The real-time numbers from the mission reports vary slightly from the pre-launch plan, but pre-launch figures are good enough for this “what if” scenario.
The scenario I’m assuming is that the LM was able to reach its initial planned orbit of 9 x 45 n.mi., but due to some undefined failure, was not able to perform the subsequent maneuvers necessary to rendezvous with the CSM. In this scenario, could the CSM become the active vehicle and rendezvous with the LM in a timely manner and still have enough propellant left over to return to Earth?
I set my starting point (T=0) as the moment of LM ascent engine cutoff, i.e. orbit insertion. The starting conditions at T=0 are as follows:
Lunar Module Orbit: 9 x 45 n.mi. True anomaly: 18 degrees Flight path angle: 0.32435 deg. Velocity: 5,530 ft/s Altitude: 9.849 n.mi.
Command/Service Module Orbit: 60 x 60 n.mi. True anomaly: N/A Flight path angle: 0 deg. Velocity: 5,342 ft/s Altitude: 60 n.mi.
The LM trails the CSM by 15 degrees. Separation distance: 258.92 n.mi.
Based on these conditions, I simulated the orbits of the two vehicles. If no further maneuvers are performed, the LM catches up with the CSM in 103 minutes, but passes about 50 n.mi. beneath it. Clearly the CSM needs to lower its perilune so it can drop down and intercept the LM. But not only must it drop to the elevation of the LM, the maneuver must be timed so that the two vehicles reach the same space at the same time.
Through trial and error I found that a 66 ft/s SPS burn at approximately T=70 min. gets the job done. This places the CSM in a 12.3 x 60 n.mi. orbit. Although the CSM initially slows down, as it drops toward perilune, it speeds up.
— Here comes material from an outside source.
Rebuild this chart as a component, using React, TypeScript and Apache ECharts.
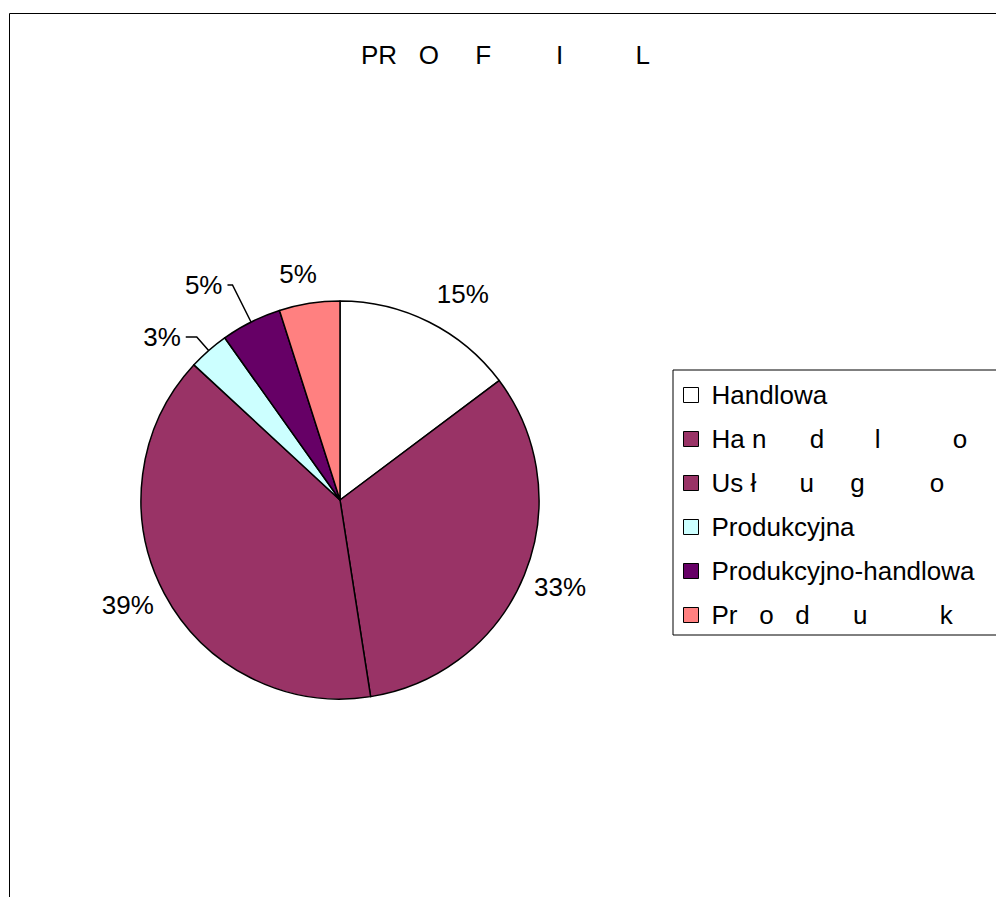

This means it takes longer for the LM to catch up with it. The paths of the two vehicles cross at approximately T=121 min. and at an altitude of 13.8 n.mi. The rendezvous takes place 25.5 degrees west of the LM’s initial insertion point.
Although both vehicles now exist in the same space and time, their velocities do not match. For the CSM to dock with the LM, it must match exactly the LM’s velocity. Not only are the vehicles traveling at different speeds, they are also traveling in different directions – their flight paths cross at about 1.2 degrees. The CSM must perform a 119 ft/s SPS burn to alter its velocity vector. This burn occurs with the engine nozzle pointed downward toward the moon.
After docking and crew transfer, the LM is jettisoned. The CSM is now in a 9 x 45 n.mi. orbit. It may be possible to perform transearth injection from this orbit, but let’s assume we have to return to the initial 60 x 60 n.mi. orbit before TEI can be attempted. This requires two burns, which can be performed in a couple different sequences, with a total delta-v of 122 ft/s.
I don’t know if this is really doable or not. I doubt there has ever been a situation in which the rendezvousing vehicles have approached each other at such a large difference in velocity and requiring such a dramatic maneuver on the part of the active spacecraft. Normally rendezvous are set up many steps in advanced with the vehicles approaching very slowly with only small braking maneuvers required. I’m sure it would be possible to plan a proper rendezvous between CSM and LM, but time is of the essence. The LM has limited consumables, so my scenario is intending to get to the LM as quickly as possible.
Even though other better methods are surely possible, I suspect the delta-v required to maneuver to a properly phased rendezvous is not much different than I calculate for my scenario. And this is really the main issue, i.e. how much delta-v, and hence propellant, is needed to perform a rescue of the LM. Based on my scenario, the total delta-v required to rendezvous and then return to the original orbit is 307 ft/s.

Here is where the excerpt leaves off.